Enfrentarse al sentimiento de una naturaleza fría, adusta, a los habitantes huidizos que la pueblan, a la melancolía y aislamiento de esa unión, tan estrecha que no sabemos cuando empieza una y cuando acaban los otros.
El norteamericano Wyeth, con un bagaje pictórico a cuestas nacido de un sentido visionario del oficio, ha asumido y emprendido esa trayectoria y la ha encarado con una energía incansable porque la vivencia ya estaba coagulada, lista para configurarse en el ámbito de lo plástico.
Tonalidades sobrias y oscuras, espacios brumosos que se agrandan para dar dimensión a la crudeza de la soledad y retraimiento, cuerpos en movimiento o quietos pero abstraídos, desorientados ante lo que ven, esas superficies desnudas tanto en el exterior como en el interior.
El medido ajuste cromático nos introduce en una emoción silenciosa que no admite perturbaciones sino miradas densas, introspectivas, que trascienden lo puramente físico hasta inmaterializarlo en una contemplación que desde afuera se hace señal e incomunicación dentro.

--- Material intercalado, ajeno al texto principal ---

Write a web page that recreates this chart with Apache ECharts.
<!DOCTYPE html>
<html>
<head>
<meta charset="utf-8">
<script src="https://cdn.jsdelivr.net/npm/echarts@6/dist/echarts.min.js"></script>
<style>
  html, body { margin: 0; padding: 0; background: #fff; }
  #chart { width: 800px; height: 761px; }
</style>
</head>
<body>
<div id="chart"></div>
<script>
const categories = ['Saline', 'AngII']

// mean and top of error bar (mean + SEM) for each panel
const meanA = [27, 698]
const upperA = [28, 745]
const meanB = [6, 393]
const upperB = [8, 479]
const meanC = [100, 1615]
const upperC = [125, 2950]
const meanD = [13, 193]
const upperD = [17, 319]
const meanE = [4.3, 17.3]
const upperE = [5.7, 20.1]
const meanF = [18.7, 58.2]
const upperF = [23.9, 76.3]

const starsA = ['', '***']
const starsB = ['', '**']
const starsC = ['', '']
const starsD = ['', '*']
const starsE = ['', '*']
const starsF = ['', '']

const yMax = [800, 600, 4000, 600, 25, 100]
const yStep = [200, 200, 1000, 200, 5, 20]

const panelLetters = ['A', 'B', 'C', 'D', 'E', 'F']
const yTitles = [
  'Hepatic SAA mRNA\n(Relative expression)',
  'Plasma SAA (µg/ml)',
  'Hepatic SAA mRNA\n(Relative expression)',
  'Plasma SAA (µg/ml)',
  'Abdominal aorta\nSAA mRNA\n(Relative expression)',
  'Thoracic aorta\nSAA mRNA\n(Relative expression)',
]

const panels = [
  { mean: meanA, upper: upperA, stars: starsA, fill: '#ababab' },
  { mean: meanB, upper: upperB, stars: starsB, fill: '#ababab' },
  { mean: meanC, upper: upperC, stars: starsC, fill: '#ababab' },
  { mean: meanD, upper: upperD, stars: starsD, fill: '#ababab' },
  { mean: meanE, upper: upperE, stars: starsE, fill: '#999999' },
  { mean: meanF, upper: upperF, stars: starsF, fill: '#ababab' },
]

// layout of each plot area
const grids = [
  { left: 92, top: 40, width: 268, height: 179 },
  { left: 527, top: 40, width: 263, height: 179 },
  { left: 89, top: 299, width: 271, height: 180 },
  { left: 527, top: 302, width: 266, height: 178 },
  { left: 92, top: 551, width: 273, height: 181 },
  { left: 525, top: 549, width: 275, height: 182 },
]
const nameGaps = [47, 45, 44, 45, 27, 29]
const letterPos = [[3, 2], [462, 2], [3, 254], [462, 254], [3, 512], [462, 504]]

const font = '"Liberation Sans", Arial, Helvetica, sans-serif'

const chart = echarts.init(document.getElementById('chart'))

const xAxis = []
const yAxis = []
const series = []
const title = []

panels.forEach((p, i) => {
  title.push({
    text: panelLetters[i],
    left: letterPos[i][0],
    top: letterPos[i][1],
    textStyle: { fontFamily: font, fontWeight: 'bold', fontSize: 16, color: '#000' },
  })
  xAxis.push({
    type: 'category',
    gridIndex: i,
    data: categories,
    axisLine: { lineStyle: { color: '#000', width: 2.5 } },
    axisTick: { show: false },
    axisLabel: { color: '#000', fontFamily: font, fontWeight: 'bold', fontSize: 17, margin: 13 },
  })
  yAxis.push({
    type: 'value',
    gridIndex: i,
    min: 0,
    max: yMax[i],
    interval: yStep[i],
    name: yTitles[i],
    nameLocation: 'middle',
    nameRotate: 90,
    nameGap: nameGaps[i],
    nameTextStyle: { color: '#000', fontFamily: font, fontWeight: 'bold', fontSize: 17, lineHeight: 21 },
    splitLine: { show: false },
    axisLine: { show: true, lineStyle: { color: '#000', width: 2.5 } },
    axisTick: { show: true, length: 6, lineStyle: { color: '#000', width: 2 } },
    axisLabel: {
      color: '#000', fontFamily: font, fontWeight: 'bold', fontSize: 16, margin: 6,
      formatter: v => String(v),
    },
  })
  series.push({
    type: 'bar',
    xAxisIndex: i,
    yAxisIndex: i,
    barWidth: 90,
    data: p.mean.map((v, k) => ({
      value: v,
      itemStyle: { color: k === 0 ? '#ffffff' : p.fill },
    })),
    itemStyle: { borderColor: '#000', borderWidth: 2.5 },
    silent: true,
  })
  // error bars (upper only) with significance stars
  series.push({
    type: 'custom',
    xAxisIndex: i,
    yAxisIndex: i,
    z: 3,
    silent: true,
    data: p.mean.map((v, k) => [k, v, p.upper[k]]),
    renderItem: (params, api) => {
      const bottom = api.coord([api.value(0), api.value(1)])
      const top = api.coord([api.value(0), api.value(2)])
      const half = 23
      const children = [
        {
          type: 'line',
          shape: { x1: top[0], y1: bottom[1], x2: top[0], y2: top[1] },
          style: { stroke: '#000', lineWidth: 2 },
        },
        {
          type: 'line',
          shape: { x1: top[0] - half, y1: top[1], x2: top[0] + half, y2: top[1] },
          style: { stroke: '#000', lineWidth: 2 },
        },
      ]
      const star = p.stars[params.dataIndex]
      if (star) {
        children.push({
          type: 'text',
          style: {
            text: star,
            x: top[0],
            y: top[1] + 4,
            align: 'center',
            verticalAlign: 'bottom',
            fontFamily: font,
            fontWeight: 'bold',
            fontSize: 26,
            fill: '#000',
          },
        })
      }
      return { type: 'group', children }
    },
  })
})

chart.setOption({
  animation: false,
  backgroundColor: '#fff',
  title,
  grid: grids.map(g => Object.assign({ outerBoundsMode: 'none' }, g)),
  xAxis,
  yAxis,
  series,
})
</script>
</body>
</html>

El tiempo ha quedado en suspenso, se detiene con el fin de que lo que transcurra tenga la oportunidad de manifestarse en pensamientos que gravitan sobre sí mismos, cerrados en sus dudas, en sus indecisiones, deseando que la pintura sea su suceso, su acontecimiento.

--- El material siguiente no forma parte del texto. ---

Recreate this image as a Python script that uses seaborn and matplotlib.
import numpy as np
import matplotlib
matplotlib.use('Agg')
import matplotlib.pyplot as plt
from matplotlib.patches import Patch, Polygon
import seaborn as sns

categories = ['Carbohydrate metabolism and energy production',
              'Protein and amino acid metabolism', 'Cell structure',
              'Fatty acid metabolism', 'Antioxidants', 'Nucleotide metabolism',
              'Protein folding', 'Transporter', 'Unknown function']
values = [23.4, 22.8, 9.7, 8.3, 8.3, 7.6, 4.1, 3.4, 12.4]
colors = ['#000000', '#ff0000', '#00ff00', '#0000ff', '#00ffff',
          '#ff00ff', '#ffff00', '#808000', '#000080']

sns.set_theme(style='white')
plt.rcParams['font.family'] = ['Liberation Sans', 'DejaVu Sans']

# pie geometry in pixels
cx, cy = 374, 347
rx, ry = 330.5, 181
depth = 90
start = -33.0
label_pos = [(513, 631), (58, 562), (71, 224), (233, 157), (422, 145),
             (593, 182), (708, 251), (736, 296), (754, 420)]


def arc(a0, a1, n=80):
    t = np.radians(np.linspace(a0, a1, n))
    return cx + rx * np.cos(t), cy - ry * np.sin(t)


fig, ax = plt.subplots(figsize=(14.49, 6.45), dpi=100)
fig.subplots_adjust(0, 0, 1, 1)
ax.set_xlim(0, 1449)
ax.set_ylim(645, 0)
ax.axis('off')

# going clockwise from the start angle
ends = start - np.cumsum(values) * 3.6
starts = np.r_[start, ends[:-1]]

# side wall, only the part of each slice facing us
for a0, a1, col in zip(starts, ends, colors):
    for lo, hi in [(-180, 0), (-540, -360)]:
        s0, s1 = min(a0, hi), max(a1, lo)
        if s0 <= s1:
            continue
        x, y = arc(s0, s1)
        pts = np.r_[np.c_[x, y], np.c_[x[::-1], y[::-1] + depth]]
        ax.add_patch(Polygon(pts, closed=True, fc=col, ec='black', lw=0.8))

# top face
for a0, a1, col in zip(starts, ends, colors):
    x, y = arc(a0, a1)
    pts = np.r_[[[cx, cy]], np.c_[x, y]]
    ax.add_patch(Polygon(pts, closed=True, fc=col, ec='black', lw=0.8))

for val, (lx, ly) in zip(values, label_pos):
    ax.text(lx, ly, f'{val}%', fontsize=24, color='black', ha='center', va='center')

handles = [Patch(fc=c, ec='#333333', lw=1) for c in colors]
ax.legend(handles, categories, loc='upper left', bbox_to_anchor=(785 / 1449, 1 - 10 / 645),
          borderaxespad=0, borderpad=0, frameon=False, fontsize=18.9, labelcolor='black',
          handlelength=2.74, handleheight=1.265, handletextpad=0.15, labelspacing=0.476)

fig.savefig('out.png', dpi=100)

Humberto y yo, al llegar a nuestra esquina del malecón, expresamos la convicción de que el azul de estas aguas está o se va quedando desnudo de tanto despojarle de su tinte. Lo vemos pálido, lánguido, sin energía, escondiendo su mudez, apagando su brillo. Habría que pintarlo de nuevo, nos dijimos, procurarle la vida que le falta, la libertad que necesita, el ron que reclama. Pero el mutismo que nos infecta no lo permitirá y entonces volveremos al negro aunque escupamos sobre él.